Ultimately, IMHO it comes down to what you're comfortable with best.

I like the fact that btrfs can be used in nested lxd, but I didn't like the
fact that you can't get "disk usage of one container" in btrfs. My
compromise so far was to always use zfs, but assign btrfs-formatted zvol
when I need nested lxd.

> I have used ZFS in Linux in the past and could never get adequate
> performance - regardless of tuning or amount of RAM given to ZFS.  In fact,
> I started using ZFS for our backup server (64TB raw storage with 32GB RAM)
> but had to move back to XFS due to severe performance issues.  Nothing
> fancy; I did a by-the-bok install and enabled compression and snapshots. I
> tried every tuning option available (including SSD for L2-ARC). Nothing
> would improve the performance.

AFAIK the recommendation is 1GB RAM (for zfs use) for every 1TB of raw
disk. That is on top of whatever amount of RAM required by the OS/app.
Depending on your load, SLOG might be more useful than L2ARC (in fact, when
configured incorrectly, L2ARC can do more harm than good).
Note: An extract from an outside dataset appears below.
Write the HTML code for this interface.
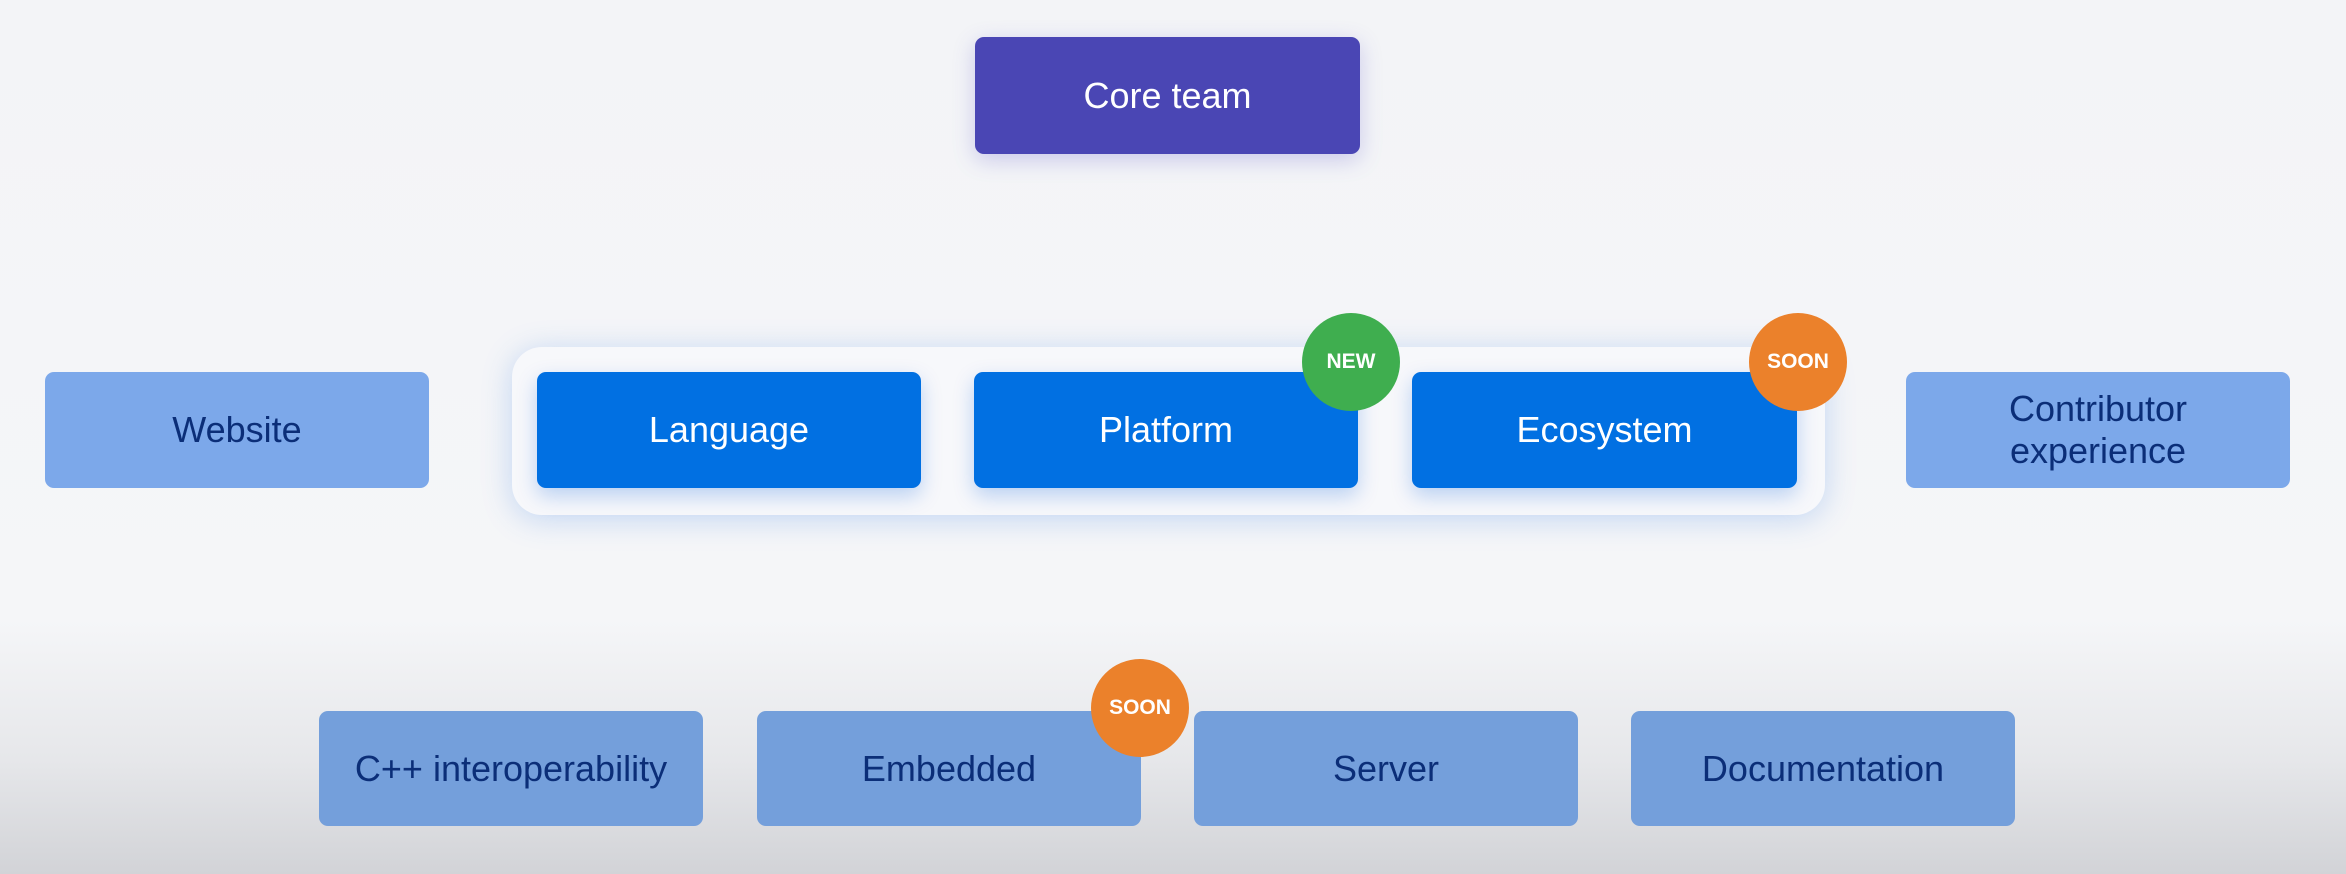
<!DOCTYPE html>
<html><head><meta charset="utf-8"><style>
html,body{margin:0;padding:0}
body{width:2346px;height:874px;position:relative;overflow:hidden;font-family:"Liberation Sans",sans-serif;
background:linear-gradient(to bottom,#f3f4f7 0px,#f5f6f8 620px,#e6e7ea 760px,#d2d3d7 874px);}
.b{position:absolute;display:flex;align-items:center;justify-content:center;text-align:center;border-radius:9px;font-size:36px;line-height:42px}
.core{background:#4a46b4;color:#fff;box-shadow:0 6px 22px rgba(80,70,200,.25)}
.dk{background:#0170e2;color:#fff;box-shadow:0 8px 20px rgba(0,90,220,.25)}
.lt{background:#7ca8ea;color:#0b2e78}
.lb{background:#749fdb;color:#0b2e78}
.cont{position:absolute;left:512px;top:347px;width:1313px;height:168px;border-radius:30px;background:#f7f8fb;box-shadow:0 4px 30px rgba(60,130,230,.28)}
.bd{position:absolute;width:98px;height:98px;border-radius:50%;color:#fff;font-weight:bold;font-size:21px;display:flex;align-items:center;justify-content:center}
.g{background:#3fae4f}.o{background:#eb812b}
</style></head><body>
<div class="b core" style="left:975px;top:37px;width:385px;height:117px">Core team</div>
<div class="cont"></div>
<div class="b lt" style="left:45px;top:372px;width:384px;height:116px">Website</div>
<div class="b dk" style="left:537px;top:372px;width:384px;height:116px">Language</div>
<div class="b dk" style="left:974px;top:372px;width:384px;height:116px">Platform</div>
<div class="b dk" style="left:1412px;top:372px;width:385px;height:116px">Ecosystem</div>
<div class="b lt" style="left:1906px;top:372px;width:384px;height:116px">Contributor<br>experience</div>
<div class="bd g" style="left:1302px;top:313px">NEW</div>
<div class="bd o" style="left:1749px;top:313px">SOON</div>
<div class="b lb" style="left:319px;top:711px;width:384px;height:115px">C++ interoperability</div>
<div class="b lb" style="left:757px;top:711px;width:384px;height:115px">Embedded</div>
<div class="b lb" style="left:1194px;top:711px;width:384px;height:115px">Server</div>
<div class="b lb" style="left:1631px;top:711px;width:384px;height:115px">Documentation</div>
<div class="bd o" style="left:1091px;top:659px">SOON</div>
</body></html>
Testing this is
easy enough though: if you experience much better performance with
"sync=disabled", then you need SLOG.

> To the OP: are you sure btrfs is causing your issues?  Have you traced the
> OP activity during the hiccup moments?
> ... hence my earlier recommendation: htop, check syslog for OOM messages.

@Pierce: Add "iostat -mx 3" to that (especially to monitor IOPS usage), and
also Tomasz's advice: don't use a disk image file.
if your provider doesn't allow additional disk images (or makes it REALLY
hard to do so, like many cheap KVM-SSD VPS provider), then I highly
recommend you check out EC2: their free tier includes vps with 1GB RAM, and
you can easily add additional block devices.